The impending winter and its falling temperatures are spreading more than just holiday cheer.
Along with the expected rise of community illness during flu season, Jamestown Public Schools is also taking preventative measures against pertussis, or whooping cough. According to Mike McElrath, principal of Jamestown High School, there have been reported cases of whooping cough among the student body.
"(The steps taken by JHS) are precautionary," said McElrath. "Lately, we've been dealing with whooping cough so we want to keep the parents informed. We don't really see whooping cough that much, so we're just erring on the side of caution."
Last week, McElrath had sent a notice through JPS' phone network, Global Connect, that parents would receive a letter that was sent out to the student body, containing information about whooping cough. The letter references the symptoms that parents might see in their children as well as how the illness progresses.
"Our recommendation is for parents to contact their own primary care physician so they can determine the best procedures to take with their kids," said McElrath.
Students who arrive to school ill or become ill while in school are sent to the school nurses, who will contact and work directly with the student's physician.
Whooping cough is a highly contagious bacterial infection that causes an uncontrollable, violent cough that can last for weeks or months. It may begin with cold-like symptoms or a dry cough that progresses to episodes of severe coughing. It can occur at any age in those not vaccinated.
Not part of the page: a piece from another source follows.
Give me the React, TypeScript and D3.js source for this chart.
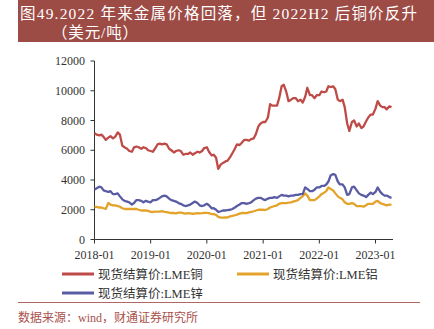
import React from "react";
import * as d3 from "d3";

const months: string[] = [];
for (let y = 2018; y <= 2023; y++) {
  for (let m = 1; m <= 12; m++) {
    if (y === 2023 && m > 4) break;
    months.push(`${y}-${String(m).padStart(2, "0")}`);
  }
}

// two readings per month (1st & 15th)
const copper = [
  7150, 7050, 7000, 7050, 6900, 6700, 6850, 6950, 6800, 6900, 7200, 7050, 6300, 6200, 6100, 5950, 5900, 6200, 6250, 6200, 6100, 6200, 6150, 6000,
  5950, 5900, 6150, 6400, 6450, 6400, 6450, 6400, 6100, 6000, 5850, 5950, 6000, 5950, 5700, 5750, 5750, 5850, 5700, 5800, 5900, 5850, 5950, 6150,
  6200, 5900, 5650, 5700, 5500, 4750, 5050, 5150, 5250, 5300, 5550, 5800, 6100, 6400, 6350, 6500, 6700, 6700, 6650, 6750, 6800, 7100, 7600, 7800,
  7900, 7900, 8200, 9100, 9000, 9000, 9000, 9500, 10300, 10400, 9900, 9300, 9400, 9500, 9500, 9300, 9400, 9200, 9600, 10200, 9700, 9700, 9500, 9700,
  9700, 9950, 9900, 9950, 10300, 10250, 10300, 10100, 9400, 9300, 9400, 8900, 7800, 7300, 7900, 8000, 7600, 7800, 7500, 7600, 7950, 8200, 8400, 8400,
  8800, 9300, 9000, 8900, 8900, 8750, 8950, 8900,
];
const aluminum = [
  2200, 2200, 2150, 2150, 2100, 2050, 2450, 2350, 2300, 2300, 2250, 2200, 2100, 2050, 2050, 2050, 2050, 2050, 2050, 2000, 1950, 1950, 1950, 1930,
  1860, 1850, 1870, 1870, 1880, 1900, 1860, 1840, 1800, 1780, 1780, 1760, 1800, 1810, 1770, 1740, 1770, 1750, 1730, 1740, 1780, 1760, 1770, 1790,
  1790, 1780, 1700, 1700, 1650, 1520, 1470, 1470, 1480, 1490, 1560, 1590, 1630, 1670, 1740, 1780, 1780, 1770, 1820, 1850, 1900, 1950, 2000, 2010,
  2000, 1980, 2050, 2150, 2200, 2250, 2300, 2400, 2450, 2450, 2450, 2480, 2500, 2550, 2600, 2650, 2800, 2900, 3100, 2950, 2650, 2650, 2650, 2750,
  2900, 3050, 3150, 3250, 3500, 3400, 3300, 3100, 2900, 2800, 2700, 2500, 2400, 2400, 2450, 2400, 2250, 2250, 2250, 2200, 2300, 2400, 2400, 2400,
  2550, 2600, 2450, 2400, 2350, 2300, 2350, 2350,
];
const zinc = [
  3350, 3450, 3550, 3500, 3300, 3250, 3200, 3250, 3050, 3050, 3100, 2900, 2700, 2600, 2550, 2500, 2350, 2450, 2650, 2650, 2600, 2500, 2600, 2550,
  2500, 2650, 2650, 2700, 2800, 2900, 2950, 2900, 2750, 2650, 2600, 2550, 2450, 2400, 2300, 2250, 2300, 2350, 2450, 2550, 2450, 2300, 2250, 2300,
  2400, 2300, 2100, 2100, 2000, 1850, 1900, 1950, 1950, 1980, 2000, 2050, 2150, 2250, 2350, 2450, 2450, 2400, 2450, 2500, 2650, 2750, 2800, 2800,
  2700, 2650, 2750, 2800, 2800, 2850, 2800, 2900, 3000, 2950, 2950, 2900, 2950, 2950, 3000, 3000, 3050, 3050, 3500, 3400, 3250, 3250, 3350, 3500,
  3500, 3600, 3600, 3700, 3900, 4300, 4400, 4350, 3900, 3700, 3700, 3500, 3000, 3050, 3500, 3550, 3300, 3100, 3000, 2950, 2850, 3000, 3150, 3050,
  3200, 3500, 3200, 3050, 2950, 2950, 2850, 2800,
];

const yTicks = [0, 2000, 4000, 6000, 8000, 10000, 12000];
const xTickLabels = ["2018-01", "2019-01", "2020-01", "2021-01", "2022-01", "2023-01"];

const seriesNames = ["现货结算价:LME铜", "现货结算价:LME铝", "现货结算价:LME锌"];
const colors = ["#bf4b48", "#e3a32a", "#5a5ca3"];

const parseMonth = d3.utcParse("%Y-%m");
const dates: Date[] = [];
months.forEach((m) => {
  const d0 = parseMonth(m) as Date;
  dates.push(d0);
  dates.push(d3.utcDay.offset(d0, 14));
});

export default function App() {
  const W = 434, H = 329;
  const x = d3
    .scaleUtc()
    .domain([parseMonth("2018-01") as Date, parseMonth("2023-01") as Date])
    .range([94.5, 375.5]);
  const y = d3.scaleLinear().domain([0, 12000]).range([239.5, 61]);
  const line = d3
    .line<number>()
    .x((_, i) => x(dates[i]))
    .y((v) => y(v));
  const serif = "'Liberation Serif', 'Noto Sans CJK SC', serif";
  const seriesData = [copper, aluminum, zinc];
  const axisEnd = 393;

  return (
    <svg width={W} height={H} style={{ position: "absolute", left: 0, top: 0, background: "#fff" }}>
      <rect x={18} y={0} width={416} height={42} fill="#9d4b45" />
      <text x={20} y={19} fill="#fff" fontFamily={serif} fontSize={15.5} textLength={397} lengthAdjust="spacing">
        图49.2022 年来金属价格回落，但 2022H2 后铜价反升
      </text>
      <text x={52} y={38} fill="#fff" fontFamily={serif} fontSize={15.5} textLength={86} lengthAdjust="spacing">
        （美元/吨）
      </text>

      {/* y axis */}
      <line x1={94.5} x2={94.5} y1={61} y2={239.5} stroke="#333" strokeWidth={1} />
      {yTicks.map((t) => (
        <g key={t}>
          <line x1={90.5} x2={94.5} y1={y(t)} y2={y(t)} stroke="#333" />
          <text x={85} y={y(t) + 4} textAnchor="end" fontFamily={serif} fontSize={12} fill="#333">
            {t}
          </text>
        </g>
      ))}
      {/* x axis */}
      <line x1={94.5} x2={axisEnd} y1={239.5} y2={239.5} stroke="#333" />
      {xTickLabels.map((t) => {
        const xx = x(parseMonth(t) as Date);
        return (
          <g key={t}>
            <line x1={xx} x2={xx} y1={239.5} y2={243.5} stroke="#333" />
            <text x={xx} y={259} textAnchor="middle" fontFamily={serif} fontSize={12} fill="#333">
              {t}
            </text>
          </g>
        );
      })}

      {seriesData.map((s, i) => (
        <path key={i} d={line(s) || ""} fill="none" stroke={colors[i]} strokeWidth={2.3} strokeLinejoin="round" />
      ))}

      {/* legend */}
      {[
        { lx: 62, ly: 274, i: 0 },
        { lx: 237, ly: 274, i: 1 },
        { lx: 62, ly: 293, i: 2 },
      ].map(({ lx, ly, i }) => (
        <g key={i}>
          <line x1={lx} x2={lx + 32} y1={ly} y2={ly} stroke={colors[i]} strokeWidth={3} />
          <text x={lx + 36} y={ly + 4.5} fontFamily={serif} fontSize={12.5} fill="#333">
            {seriesNames[i]}
          </text>
        </g>
      ))}

      <line x1={18} x2={420} y1={302.5} y2={302.5} stroke="#b06862" strokeWidth={1} />
      <text x={18} y={322} fontFamily={serif} fontSize={12} fill="#a9514b">
        数据来源：wind，财通证券研究所
      </text>
    </svg>
  );
}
A statement regarding the rising cases of pertussis in Chautauqua County has been made by the Chautauqua County Department of Health. It states the county has seen 52 cases of whooping cough since late March, with most of the confirmed cases coming in the southern part of the county.
"Exposures from one case can be wide spread in a school setting including sporting events," the release states.
The best way to prevent pertussis is to get vaccinated. The pertussis vaccine is routinely given to children at 2, 4, 6, and 12 to 15 months of age, and then between 4 and 6 years of age. Since immunity can fade over time, periodic "booster" doses are needed by adolescents and adults to keep immunity strong. Parents with children less than 7 years of age who have not been completely immunized against pertussis, particularly infants under one year, should talk to their child's doctor about the benefits of vaccination. Students entering the sixth grade in New York State are required to receive one booster dose of pertussis.
Adults of any age, especially if they are in contact with infants younger than age 12 month, such as parents, grandparents and childcare providers, who have not received a dose of Tdap are strongly encouraged to get vaccinated. Pregnant women, preferably after 20 weeks' gestation and healthcare personnel of all ages should be vaccinated against pertussis.
"People who have pertussis should stay away from young children and infants until five days of antibiotic treatment," the release states. "Children should stay out of school until five days after treatment begins. All close contacts of a case of pertussis should be tested and treated or given antibiotics as a preventative measure."